How to reset Heroku app and re-commit everything?

Ruby on-Rails-3GitHeroku

Ruby on-Rails-3 Problem Overview


I'm building an application which I'm also testing in Heroku. I ran into some problem today and had to rollback one commit in my local git repo, but Heroku now won't recognize my changes saying that "everything is up to date".

So, running

git push heroku master

heroku responds with

Everything up-to-date

which isn't true.

UPDATE: Things I've tried

git push -f heroku master
git push --force heroku master
git push heroku +master
git push --force heroku +master

Did some changes in the source code and then

git add.
git commit -a -m "Message" #(Then this commit shows in my git explorer)
git push heroku master #Everything up-to-date

Ruby on-Rails-3 Solutions


Solution 1 - Ruby on-Rails-3

Sounds weird. Maybe try pushing a different branch would do?

git branch production
git checkout production
#do some code changes
git commit -am "some desperate code changes to try fix heroku"
git push heroku production:master

Creating a new production branch is what I want you to test. Besides, it's nice to have a production branch that you can use to deploy.

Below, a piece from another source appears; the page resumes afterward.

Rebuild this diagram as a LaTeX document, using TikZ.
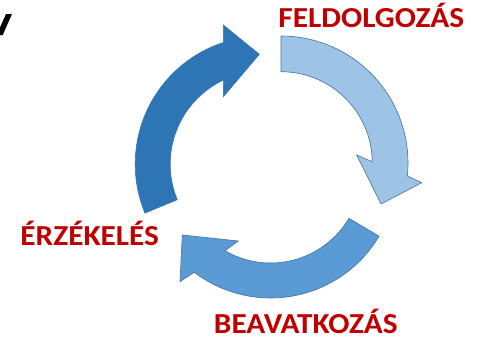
\documentclass[tikz,border=0pt]{standalone}
\usepackage{fontspec}
\setmainfont{Carlito}
\usetikzlibrary{calc}
\begin{document}
\begin{tikzpicture}[x=1pt,y=1pt,
  arrowdark/.style={fill=blue1, draw=blue1, line width=0.6pt, line join=miter},
  arrowlight/.style={fill=blue3, draw=edgeblue, line width=0.6pt, line join=miter},
  arrowmid/.style={fill=blue2, draw=edgeblue, line width=0.6pt, line join=miter},
  steplabel/.style={anchor=base, inner sep=0pt, text depth=0pt, xscale=1.08,
    text=labelred, font=\bfseries\fontsize{29}{31}\selectfont}]
\definecolor{blue1}{HTML}{2E75B6}
\definecolor{blue2}{HTML}{5B9BD5}
\definecolor{blue3}{HTML}{9DC3E6}
\definecolor{edgeblue}{HTML}{41719C}
\definecolor{labelred}{HTML}{C00000}
\useasboundingbox (0,0) rectangle (479,-338);

% centres of the three curved arrows
\coordinate (cb) at (263.2,-164.1);
\coordinate (cl) at (281,-163);
\coordinate (cm) at (270.6,-172);

% head corners
\coordinate (bOut) at (223.3,-25);
\coordinate (bTip) at (259.3,-54.3);
\coordinate (bIn) at (223.3,-96.7);
\coordinate (lOut) at (421.7,-182.7);
\coordinate (lTip) at (381,-204);
\coordinate (lIn) at (356.7,-155);
\coordinate (mOut) at (180,-281.7);
\coordinate (mTip) at (182.3,-235);
\coordinate (mIn) at (238.3,-241);

% left arrow (sensing -> processing)
\path[arrowdark] ($(cb)+(202.5:93)$) -- ($(cb)+(202.5:128)$)
  arc[start angle=202.5, end angle=108.1, radius=128]
  -- (bOut) -- (bTip) -- (bIn) -- ($(cb)+(115.4:93)$)
  arc[start angle=115.4, end angle=202.5, radius=93] -- cycle;

% upper right arrow (processing -> action)
\path[arrowlight] ($(cl)+(90:91.3)$) -- ($(cl)+(90:127)$)
  arc[start angle=90, end angle=-5.9, radius=127]
  -- (lOut) -- (lTip) -- (lIn) -- ($(cl)+(0.8:91.3)$)
  arc[start angle=0.8, end angle=90, radius=91.3] -- cycle;

% lower arrow (action -> sensing)
\path[arrowmid] ($(cm)+(-30.6:91)$) -- ($(cm)+(-30.6:126)$)
  arc[start angle=-30.6, end angle=-127.3, radius=126]
  -- (mOut) -- (mTip) -- (mIn) -- ($(cm)+(-120.1:91)$)
  arc[start angle=-120.1, end angle=-30.6, radius=91] -- cycle;

% labels
\node[steplabel] (feld) at (371.3,-27.7) {FELDOLGOZÁS};
\node[steplabel] (erz) at (89.7,-245) {ÉRZÉKELÉS};
\node[steplabel] (beav) at (305.8,-333.3) {BEAVATKOZÁS};

% stroke of a letter cut by the left edge
\fill[black] (6,-14) -- (12,-14) -- (2.7,-35) -- (0,-35) -- (0,-27.5) -- cycle;
\end{tikzpicture}
\end{document}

If it doesn't work, then I think the problem runs deeper and you need help from heroku.

EDIT: Add the heroku releases addon too. Rolling back is as easy as heroku rollback

Solution 2 - Ruby on-Rails-3

This doesn't work in all situations, but if your local repo has diverged from the Heroku repo such that git can't figure out how to reconcile the two -- like if you rebased your local branch after it was pushed to Heroku -- you can force a push by putting a plus sign + before the ref, like this:

git push heroku +master

It may not work in your case, but it's worth a try.

Solution 3 - Ruby on-Rails-3

This worked for me (from https://coderwall.com/p/okrlzg):

  1. Run heroku plugins:install https://github.com/lstoll/heroku-repo.git
  2. heroku repo:reset -a APPNAME

From there, the git repository has been "reset". Next, run:

  1. git push heroku master -a APPNAME

to seed the git repository and re-deploy your app.

Solution 4 - Ruby on-Rails-3

Supposing you rolled back one commit you remotely did, that previously existed. I think you should make:

git merge heroku/master

If you just want to go forward

or:

git push --force heroku master

if you want to push that change

Solution 5 - Ruby on-Rails-3

I once had a similar problem and solved it by changing one char in my code and running git add/commit/push again. I imagine you've already tried that though.

Don't break the app, just add a comment to a CSS file or something and see if that does the trick

good luck

Solution 6 - Ruby on-Rails-3

I had same problem and solved it by

Git push origin HEAD:master

For you

Git push heroku HEAD:master

Solution 7 - Ruby on-Rails-3

After a while I came up to use rake task like this one deploy.rake

It will standardize and speed up deployment especially when migrations should be implemented

puts `git push -f [email protected]:#{APP}.git #{current_branch}`

As you see, option --force (or -f) is used for any push in order to ignore any conflicts with heroku's git repo

But I don't recommend it for newcomers :)

Solution 8 - Ruby on-Rails-3

I had the same problem and I tried all the suggestions and didnot help. I had to run assets precompile locally and push, even though I did heroku run rake assets:precompile.

rake assets:precompile
git add .
git commit -am "local assets precompile"
git push heroku master

Solution 9 - Ruby on-Rails-3

Your heroku app will automatically reset when you upload a new version (slug) that boots. If the change you app in a way that makes it not boot, your apps dynos will continue to run the old version.

In other words, when you deploy your app, it loads the slug (new source code) into a new dyno, and if the dyno loads the app properly, it will have that dyno replace the current dynos running your app.

This might be your problem in not seeing any change...

If you have logs from the git push heroku please post them.

Edit: git reset deals with the git indexes and not the working tree or current branch.

You have to them checkout the commit you reset to actually change the files-- how this interacts with heroku, I'm not so sure (never having rolled back a deploy to heroku yet, fingers crossed), but hope it helps. Maybe try doing a git push heroku after your checkout?